Your goal ▸
Begin at the line containing "Output the LaTeX" in the entries below and end at the line containing "(0,0) rectangle (\W,-\H);"; transcribe that range exactly and nothing outside it.

Rows ▸

= = = = =

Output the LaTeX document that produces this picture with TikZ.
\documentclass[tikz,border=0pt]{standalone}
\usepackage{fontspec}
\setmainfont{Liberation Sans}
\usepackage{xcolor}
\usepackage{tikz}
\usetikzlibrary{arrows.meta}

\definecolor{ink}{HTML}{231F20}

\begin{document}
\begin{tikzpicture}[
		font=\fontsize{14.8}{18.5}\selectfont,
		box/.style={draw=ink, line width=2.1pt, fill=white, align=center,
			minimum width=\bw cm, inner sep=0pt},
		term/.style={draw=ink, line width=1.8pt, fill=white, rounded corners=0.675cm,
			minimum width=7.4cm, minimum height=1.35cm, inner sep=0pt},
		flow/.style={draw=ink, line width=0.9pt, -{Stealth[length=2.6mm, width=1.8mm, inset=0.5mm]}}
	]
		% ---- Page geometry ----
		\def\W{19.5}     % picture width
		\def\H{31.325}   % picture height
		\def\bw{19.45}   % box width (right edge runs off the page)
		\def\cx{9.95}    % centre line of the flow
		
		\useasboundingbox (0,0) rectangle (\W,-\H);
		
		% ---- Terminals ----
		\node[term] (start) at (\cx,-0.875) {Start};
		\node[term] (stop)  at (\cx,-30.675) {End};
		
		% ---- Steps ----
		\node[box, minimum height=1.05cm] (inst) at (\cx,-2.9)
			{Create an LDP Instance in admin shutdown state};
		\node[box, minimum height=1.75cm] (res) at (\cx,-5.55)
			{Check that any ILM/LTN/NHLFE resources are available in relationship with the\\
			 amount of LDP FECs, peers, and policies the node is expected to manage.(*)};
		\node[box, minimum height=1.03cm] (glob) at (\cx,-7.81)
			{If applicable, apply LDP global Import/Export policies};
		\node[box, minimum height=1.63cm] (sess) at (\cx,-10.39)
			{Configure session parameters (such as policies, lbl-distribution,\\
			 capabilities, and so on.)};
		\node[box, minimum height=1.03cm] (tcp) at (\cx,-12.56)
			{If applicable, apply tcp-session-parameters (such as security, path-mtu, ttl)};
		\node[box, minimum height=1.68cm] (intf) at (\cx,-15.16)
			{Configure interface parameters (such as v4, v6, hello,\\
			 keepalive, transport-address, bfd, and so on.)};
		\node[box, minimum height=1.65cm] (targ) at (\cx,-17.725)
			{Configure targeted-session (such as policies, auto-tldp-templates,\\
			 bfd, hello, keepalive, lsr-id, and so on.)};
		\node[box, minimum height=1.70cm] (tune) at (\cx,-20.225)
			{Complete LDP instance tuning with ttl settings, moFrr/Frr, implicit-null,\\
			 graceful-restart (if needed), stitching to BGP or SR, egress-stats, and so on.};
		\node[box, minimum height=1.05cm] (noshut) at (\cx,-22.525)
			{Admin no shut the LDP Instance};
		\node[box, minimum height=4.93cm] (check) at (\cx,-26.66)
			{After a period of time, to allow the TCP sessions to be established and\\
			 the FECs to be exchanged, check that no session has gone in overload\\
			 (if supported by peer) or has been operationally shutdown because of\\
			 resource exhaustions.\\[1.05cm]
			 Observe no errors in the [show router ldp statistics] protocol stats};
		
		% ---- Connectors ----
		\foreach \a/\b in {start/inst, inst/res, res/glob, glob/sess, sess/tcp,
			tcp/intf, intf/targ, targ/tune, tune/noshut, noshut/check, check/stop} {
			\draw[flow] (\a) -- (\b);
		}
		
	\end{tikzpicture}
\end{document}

= = = = =

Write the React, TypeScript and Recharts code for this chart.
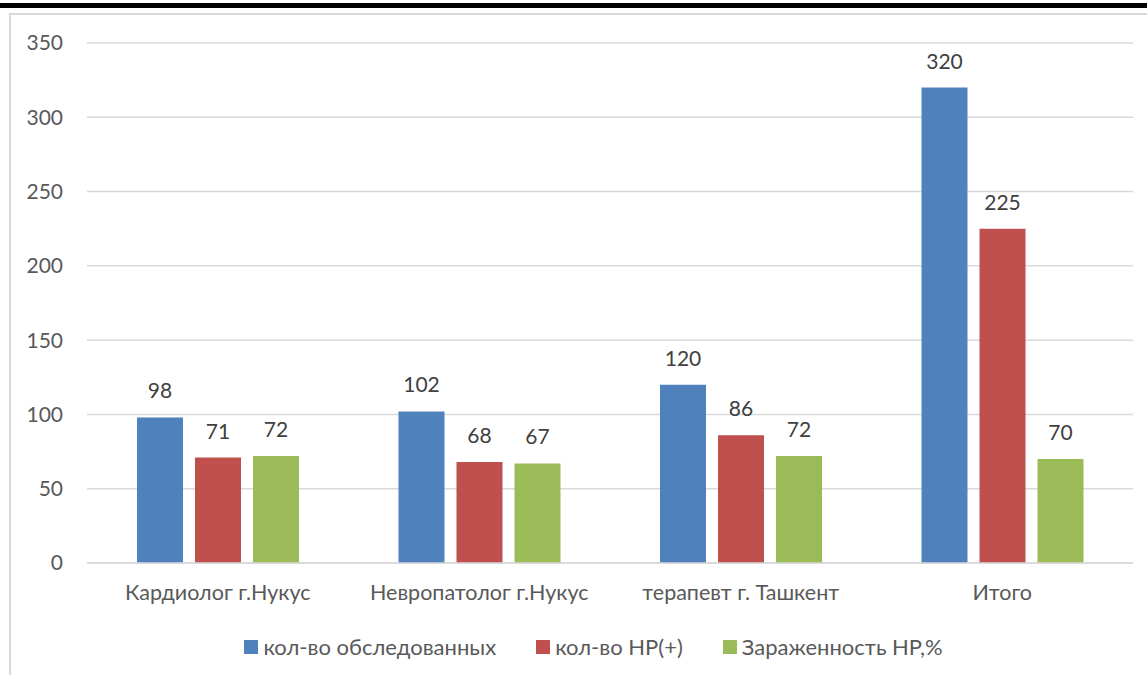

= = = = =

Solution to this task ▸
Output the LaTeX document that produces this picture with TikZ.
\documentclass[tikz,border=0pt]{standalone}
\usepackage{fontspec}
\setmainfont{Liberation Sans}
\usepackage{xcolor}
\usepackage{tikz}
\usetikzlibrary{arrows.meta}

\definecolor{ink}{HTML}{231F20}

\begin{document}
\begin{tikzpicture}[
		font=\fontsize{14.8}{18.5}\selectfont,
		box/.style={draw=ink, line width=2.1pt, fill=white, align=center,
			minimum width=\bw cm, inner sep=0pt},
		term/.style={draw=ink, line width=1.8pt, fill=white, rounded corners=0.675cm,
			minimum width=7.4cm, minimum height=1.35cm, inner sep=0pt},
		flow/.style={draw=ink, line width=0.9pt, -{Stealth[length=2.6mm, width=1.8mm, inset=0.5mm]}}
	]
		% ---- Page geometry ----
		\def\W{19.5}     % picture width
		\def\H{31.325}   % picture height
		\def\bw{19.45}   % box width (right edge runs off the page)
		\def\cx{9.95}    % centre line of the flow
		
		\useasboundingbox (0,0) rectangle (\W,-\H);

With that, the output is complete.